Advanced materials for extreme environments
The future of semiconductor manufacturing lies in materials engineered for durability. Silicon carbide and gallium nitride, once niche, are now central to the development of high-performance systems capable of withstanding extreme temperatures and radiation. These compounds are used in radar arrays, propulsion systems, and satellite communications, applications where reliability can mean survival.
Most of this innovation still happens in Asia, but Western demand is accelerating. The challenge is ensuring that these specialised components reach defence manufacturers securely and with full traceability. Rebound’s sourcing network allows clients to access verified parts with clear provenance, an increasingly critical factor in defence procurement.
Security, provenance, and trusted sourcing
In today’s geopolitical climate, the question is no longer whether a component works; it’s whether it can be trusted. Counterfeit and unverified chips present serious risks to national security. As a result, defence contractors are demanding complete supply visibility, from manufacturer through to integration.

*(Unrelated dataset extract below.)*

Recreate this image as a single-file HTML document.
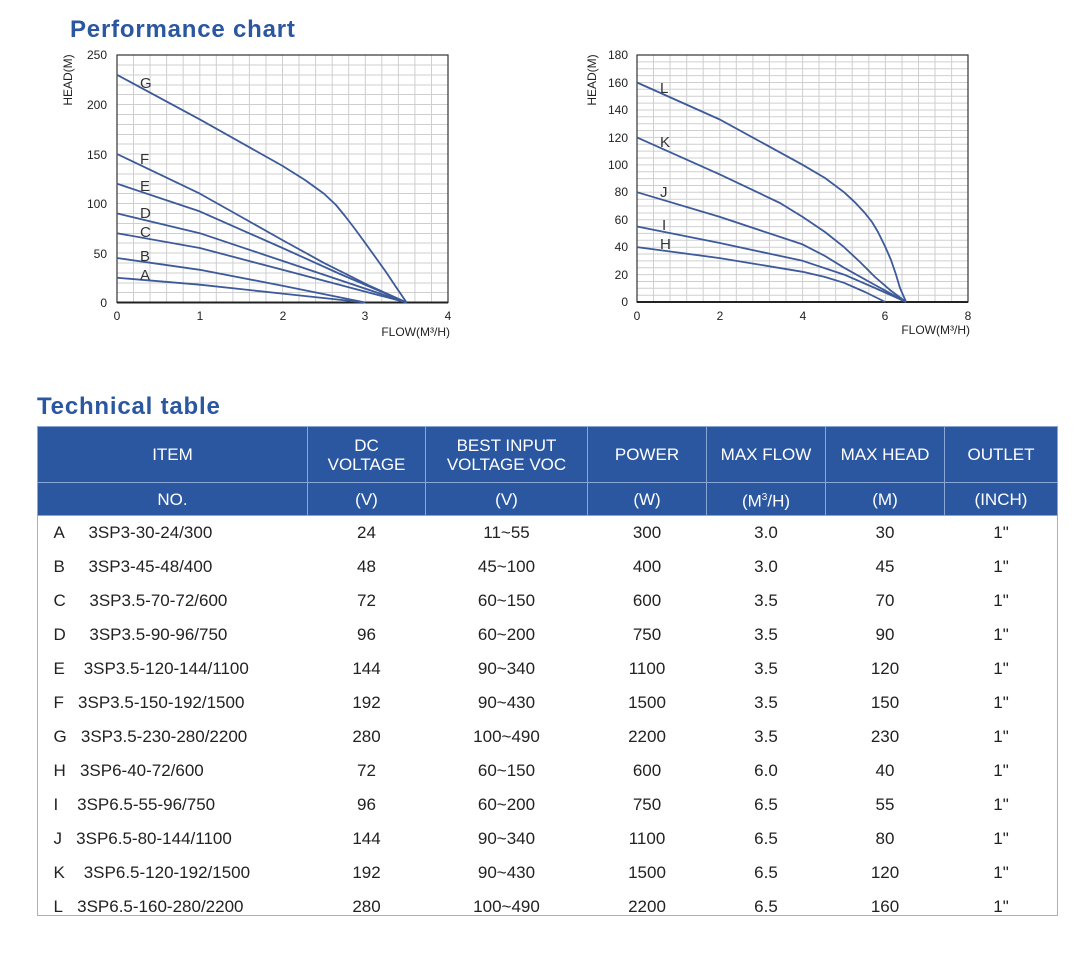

Rebound provides that assurance through rigorous testing, inspection, and documentation aligned with AS9120 and ISO quality standards. In sectors where regulatory compliance and confidentiality overlap, that degree of verification is the difference between a component being accepted or rejected.
AI, edge computing, and mission-critical autonomy
Defence systems are increasingly intelligent. From predictive maintenance in fighter aircraft to real-time battlefield analytics, advanced semiconductors now enable on-board processing that once required a data centre. The shift toward edge computing allows drones, satellites, and autonomous vehicles to make decisions independently of ground control.
This intelligence, however, amplifies dependency. Each of these systems relies on reliable processors, sensors, and memory components. Rebound’s role is to ensure those parts remain available, compliant, and compatible with existing systems – bridging the technological leap between legacy equipment and next-generation design.
A fragile global supply chain
Semiconductors have become the choke point of global industry. Natural disasters, export restrictions, or political unrest can halt production overnight. The majority of high-end chips are still manufactured in Asia’s “Silicon Shield”, a concentration of foundries in Taiwan (which make up around 60% of the world’s supply of semiconductors) and the surrounding region.
For Europe’s aerospace and defence industries, this creates unavoidable exposure. Supply continuity now depends on sophisticated inventory management and diversified sourcing. Rebound’s footprint across 20 countries allows it to anticipate bottlenecks, identify alternative suppliers, and maintain the continuity that keeps critical manufacturing on track.
Lifecycle and obsolescence management
Aerospace and military programmes often run for decades, yet the average semiconductor lifecycle is just a few years. Once a component is discontinued, replacing or redesigning it can be costly and time-consuming. In mission-critical industries, it can also ground aircraft or stall production.
Rebound’s predictive procurement tools and global network address this problem directly. By monitoring obsolescence trends and identifying suitable replacements early, the company helps defence contractors maintain readiness while minimising disruption.
Sustainability and ethical procurement
Sustainability is no longer absent from the defence conversation. Semiconductor fabrication is energy-intensive, and environmental standards are tightening globally. Manufacturers are investing in cleaner production methods, water recycling, and renewable-powered fabrication plants (fabs). Rebound aligns with partners who share these priorities, ensuring clients can meet compliance requirements without compromising performance or security.
Resilience over control
The future of semiconductor manufacturing will not be defined by who produces the chips, but by who can source them securely and sustainably. Europe and the UK may not rival Asia’s fabrication capacity, but they depend on it, and that dependency makes intelligent sourcing a strategic asset. Rebound Electronics sits at the centre of that global network, drawing on long-standing relationships with trusted suppliers across Southeast Asia to keep production lines moving. Through rigorous verification, quality control, and lifecycle management, Rebound ensures that every component entering the defence and aerospace supply chains is authentic, traceable, and ready for deployment. In an era where security begins at the component level, control of the supply line is just as critical as control of the technology itself.